Former addict works to bring about change, awareness

Just over two years ago Jessie Spaulding was battling a drug addiction that eventually led to his arrest and incarceration. A little over two weeks ago he was in Charleston receiving a community service award for his efforts in helping others find life after addiction. Pictured, from left, are Williamson Health and Wellness Marketing and Nutrition Manager Kristin DeBoard, Spaulding, and his fiancé Francis Williamson.

If someone had suggested 31 months ago that a little more than a year and a half into the future he would become the Fresh Start Case Manager as well as a Peer Recovery Support Specialist in Mingo County, Jessie Spaulding would have likely raised an understandably cynical eyebrow.

If someone had suggested during this same time that, on Nov. 18, 2019 he would be in Charleston accepting a Power of Performance Award from the Alliance for the Economic Development of Southern West Virginia, even more likely he would have considered the person suggesting it as being someone skirting very closely to sheer foolishness.

n fact, as little as two years ago the West Williamson resident seemed to be anyone but a viable candidate, future or otherwise, for an award of any kind.

That’s because on April 20, 2017, an opioid addiction that, for 20 years, had Spaulding’s life in an out-of-control downward spiral finally resulted in him hitting bottom when he was arrested and jailed for two counts of delivery of a controlled substance and two counts of conspiracy.

Yet, along with other individuals also there to receive similar awards in other community service categories, Spaulding was indeed at the Bridge Valley Advanced Technology Center on Nov. 18 to be recognized for the work and successes he’s had in the more than two years since he graduated Mingo County Drug Court and set his life on an all-new course.

“It’s really hard to believe,” Spaulding said. “But once I’d fallen about as far as you can go, I was determined I was going to make my way back up and show others it can be done, that there is hope and life after addiction, and that there are a lot of really good people who stand ready and willing to help you make it.”
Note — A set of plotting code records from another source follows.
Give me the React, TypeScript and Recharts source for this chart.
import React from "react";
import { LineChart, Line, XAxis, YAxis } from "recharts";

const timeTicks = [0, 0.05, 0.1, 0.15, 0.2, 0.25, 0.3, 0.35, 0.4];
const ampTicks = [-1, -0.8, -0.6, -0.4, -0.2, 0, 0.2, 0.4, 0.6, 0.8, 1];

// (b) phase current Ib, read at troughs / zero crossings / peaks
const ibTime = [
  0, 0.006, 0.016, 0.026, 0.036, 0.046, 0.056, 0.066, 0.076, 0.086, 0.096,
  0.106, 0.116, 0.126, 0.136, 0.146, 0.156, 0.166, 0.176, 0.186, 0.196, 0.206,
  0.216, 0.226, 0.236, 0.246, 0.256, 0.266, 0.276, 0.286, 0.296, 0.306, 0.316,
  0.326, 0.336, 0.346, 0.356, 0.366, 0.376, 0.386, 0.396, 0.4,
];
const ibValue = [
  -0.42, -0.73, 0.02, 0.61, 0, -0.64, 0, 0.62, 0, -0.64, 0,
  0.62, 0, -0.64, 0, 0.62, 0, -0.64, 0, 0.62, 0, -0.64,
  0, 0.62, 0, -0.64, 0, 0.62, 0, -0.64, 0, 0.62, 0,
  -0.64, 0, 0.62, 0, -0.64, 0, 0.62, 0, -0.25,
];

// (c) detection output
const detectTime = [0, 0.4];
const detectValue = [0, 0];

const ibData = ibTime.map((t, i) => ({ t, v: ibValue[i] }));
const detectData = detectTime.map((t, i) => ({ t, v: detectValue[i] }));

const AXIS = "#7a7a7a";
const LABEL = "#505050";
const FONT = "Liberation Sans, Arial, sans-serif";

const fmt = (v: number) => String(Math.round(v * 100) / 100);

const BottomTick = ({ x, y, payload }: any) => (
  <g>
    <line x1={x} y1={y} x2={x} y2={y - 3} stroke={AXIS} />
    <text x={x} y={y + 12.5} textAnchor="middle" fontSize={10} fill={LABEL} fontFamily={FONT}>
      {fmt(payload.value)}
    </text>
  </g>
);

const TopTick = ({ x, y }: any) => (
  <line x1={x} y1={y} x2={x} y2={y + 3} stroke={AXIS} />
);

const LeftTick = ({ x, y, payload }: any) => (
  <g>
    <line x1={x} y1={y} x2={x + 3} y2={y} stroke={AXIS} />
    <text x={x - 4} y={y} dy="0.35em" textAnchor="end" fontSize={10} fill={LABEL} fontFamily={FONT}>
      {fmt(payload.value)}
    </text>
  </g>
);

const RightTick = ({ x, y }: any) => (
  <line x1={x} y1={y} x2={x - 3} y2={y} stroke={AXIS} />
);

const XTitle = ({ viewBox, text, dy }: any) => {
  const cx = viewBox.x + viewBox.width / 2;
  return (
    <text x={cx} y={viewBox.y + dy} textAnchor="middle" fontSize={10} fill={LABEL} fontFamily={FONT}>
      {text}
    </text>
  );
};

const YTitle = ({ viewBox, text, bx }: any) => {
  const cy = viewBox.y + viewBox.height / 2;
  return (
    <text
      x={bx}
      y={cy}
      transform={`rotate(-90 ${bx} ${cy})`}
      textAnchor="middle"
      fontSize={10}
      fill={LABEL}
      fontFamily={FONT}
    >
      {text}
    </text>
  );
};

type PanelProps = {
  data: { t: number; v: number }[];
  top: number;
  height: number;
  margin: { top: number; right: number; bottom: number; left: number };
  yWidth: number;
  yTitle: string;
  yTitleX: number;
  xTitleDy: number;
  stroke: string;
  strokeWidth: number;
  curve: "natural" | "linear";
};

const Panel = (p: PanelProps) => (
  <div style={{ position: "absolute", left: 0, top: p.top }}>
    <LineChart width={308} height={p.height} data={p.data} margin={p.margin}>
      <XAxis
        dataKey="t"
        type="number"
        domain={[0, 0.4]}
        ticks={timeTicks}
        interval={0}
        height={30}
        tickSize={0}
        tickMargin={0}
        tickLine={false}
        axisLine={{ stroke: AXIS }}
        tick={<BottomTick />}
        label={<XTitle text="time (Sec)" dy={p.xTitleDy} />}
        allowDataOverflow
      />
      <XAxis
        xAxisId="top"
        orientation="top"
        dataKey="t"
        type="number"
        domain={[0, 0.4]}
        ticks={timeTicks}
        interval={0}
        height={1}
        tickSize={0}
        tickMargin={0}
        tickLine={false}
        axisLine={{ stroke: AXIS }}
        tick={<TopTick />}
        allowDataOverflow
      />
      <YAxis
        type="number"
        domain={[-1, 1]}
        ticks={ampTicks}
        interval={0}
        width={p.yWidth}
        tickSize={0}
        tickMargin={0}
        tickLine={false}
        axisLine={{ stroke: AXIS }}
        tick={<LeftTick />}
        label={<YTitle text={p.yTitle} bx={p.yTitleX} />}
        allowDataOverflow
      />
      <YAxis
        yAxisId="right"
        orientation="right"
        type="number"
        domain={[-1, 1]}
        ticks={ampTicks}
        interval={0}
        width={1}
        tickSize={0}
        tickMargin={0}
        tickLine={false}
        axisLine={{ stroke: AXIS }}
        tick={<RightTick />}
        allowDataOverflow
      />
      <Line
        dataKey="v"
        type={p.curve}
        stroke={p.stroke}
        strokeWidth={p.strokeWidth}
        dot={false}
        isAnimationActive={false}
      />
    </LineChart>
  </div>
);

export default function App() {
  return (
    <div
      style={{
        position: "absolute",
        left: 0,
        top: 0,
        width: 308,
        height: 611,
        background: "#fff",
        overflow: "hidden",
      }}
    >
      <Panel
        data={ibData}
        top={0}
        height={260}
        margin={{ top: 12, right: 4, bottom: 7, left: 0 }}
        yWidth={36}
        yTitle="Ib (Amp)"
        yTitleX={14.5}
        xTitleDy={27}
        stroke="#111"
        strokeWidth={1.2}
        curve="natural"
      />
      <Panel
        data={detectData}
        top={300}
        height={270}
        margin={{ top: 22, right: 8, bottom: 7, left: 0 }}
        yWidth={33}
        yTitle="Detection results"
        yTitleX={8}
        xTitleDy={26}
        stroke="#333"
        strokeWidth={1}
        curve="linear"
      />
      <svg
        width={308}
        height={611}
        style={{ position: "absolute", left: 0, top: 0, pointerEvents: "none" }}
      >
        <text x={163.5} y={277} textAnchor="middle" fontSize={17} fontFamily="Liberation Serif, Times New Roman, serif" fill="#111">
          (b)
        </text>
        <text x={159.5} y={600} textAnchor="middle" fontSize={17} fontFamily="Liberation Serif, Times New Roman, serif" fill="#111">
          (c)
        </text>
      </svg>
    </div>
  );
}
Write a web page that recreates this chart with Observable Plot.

Spaulding said he was as surprised as anyone that he had even been nominated for the award, even more astounded that he had actually won it.

As it turned out, he didn’t find out until just a few days prior to having to be in Charleston to accept the award.

That was when he learned it directly from the person who had nominated him in July and who had only found out herself that he had won—Williamson Health and Wellness Marketing and Nutrition Manager Kristin DeBoard.

“Jessie not only works to help others to overcome their addictions but he also volunteers his time to work all the monthly 5Ks and other races,” DeBoard said. “He also volunteers his Saturdays to come and help out at the Farmers Market, and he is always the first person to set up and man a resource table at every event we have.”

“He willingly does anything and everything he possibly can as a recovery coach and as friend and partner. There’s just not anyone else I know of who deserved to be nominated and to win this award more than Jessie.”

Spaulding’s fiancé Francis Williamson, who is also recovering from addiction and who was among the first-ever graduating class of the Mingo County Drug Court in July, 2017, knows first-hand how far Spaulding has come just in the small amount of time since he also graduated from Drug Court two months later in September.

“We’ve been together 11 years and no one would ever believe what Jessie was like for nine of those years,” she said. “He pretty much stayed locked up in his room and never came out, not even for his kids.

“He has accomplished so much in such a short time…I just can’t say enough about the person he has become.”

Spaulding said he doesn’t have any plans to slow down soon, even a little.

“I want to continue bringing about awareness out in the community, and I want to continue to support and help those like me who have battled addiction and are attempting to begin an all-new life,” he said. “But I think more than anything else I want to be the example to those still struggling that it can be done, and to show them that there really is hope for a normal life if they’re willing to work hard enough for it.”